In der Wohnpolitik prallen die ökonomischen und sozialen Strömungen des Liberalismus aufeinander und wissen nicht so recht, in welche Richtung es gehen soll. Mehr Freiheiten, für einen besser funktionierenden Markt? Oder doch mehr Maßnahmen, um den Eigentumsaufbau von Einwohner:innen zu fördern und die Wohnsituation von vulnerablen Personen abzusichern?
Liberale Ideensammlung
Ideen gibt es zuhauf: So könnte man ungerechtfertigte Privilegien auslaufen lassen, die Miete im sozialen Wohnbau einkommensabhängig machen, Grund stärker besteuern, um Teile der Wertsteigerung der Allgemeinheit zuzuführen und Preise zu drücken, Miet-Kauf-Modelle pilotieren und den Faktor Arbeit entlasten, sodass Leistung wieder Steine kaufen kann.
Eine Warnung gibt uns das Beispiel Niederlande: Ohne ausreichendes Angebot verkommen selbst gute Maßnahmen zu Preistreibern, die das Staatsbudget belasten. Die kurzfristigen Lenkungsmechanismen in Bezug auf das Wohnungsangebot sind begrenzt, da weder Rom noch ein Wohnhaus je an einem Tag erbaut wurde.

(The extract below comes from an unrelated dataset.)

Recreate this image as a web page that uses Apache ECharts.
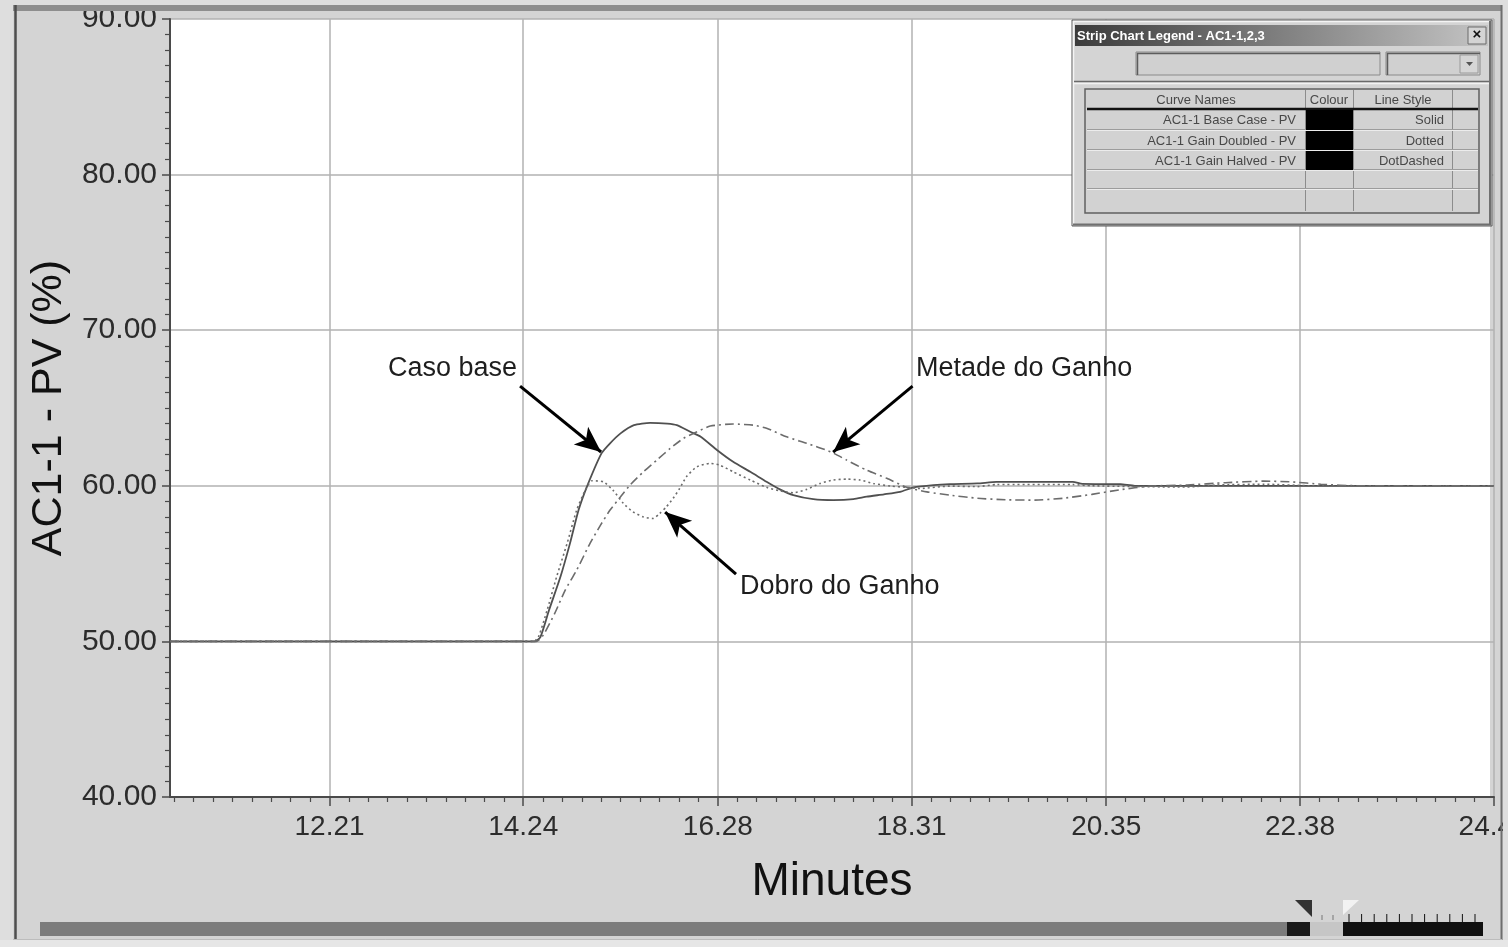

Ein Instrument gäbe es, um den Anteil an leeren Geldspeichern zu reduzieren: die Bekämpfung von Leerstand. Das könnte durch Modernisierungen im Mietrecht passieren, aber auch durch eine sogenannte Leerstandsabgabe, die Eigentümer:innen dazu anregt, ihre leerstehende Wohnung zu vermieten. Wer das nicht will, zahlt einen Beitrag, der dann wieder in den Wohnbau fließen kann – in beiden Fällen wirkt die Abgabe angebotserhöhend. Kurioserweise ist das eine Maßnahme, die man in den Niederlanden noch nicht probiert hat.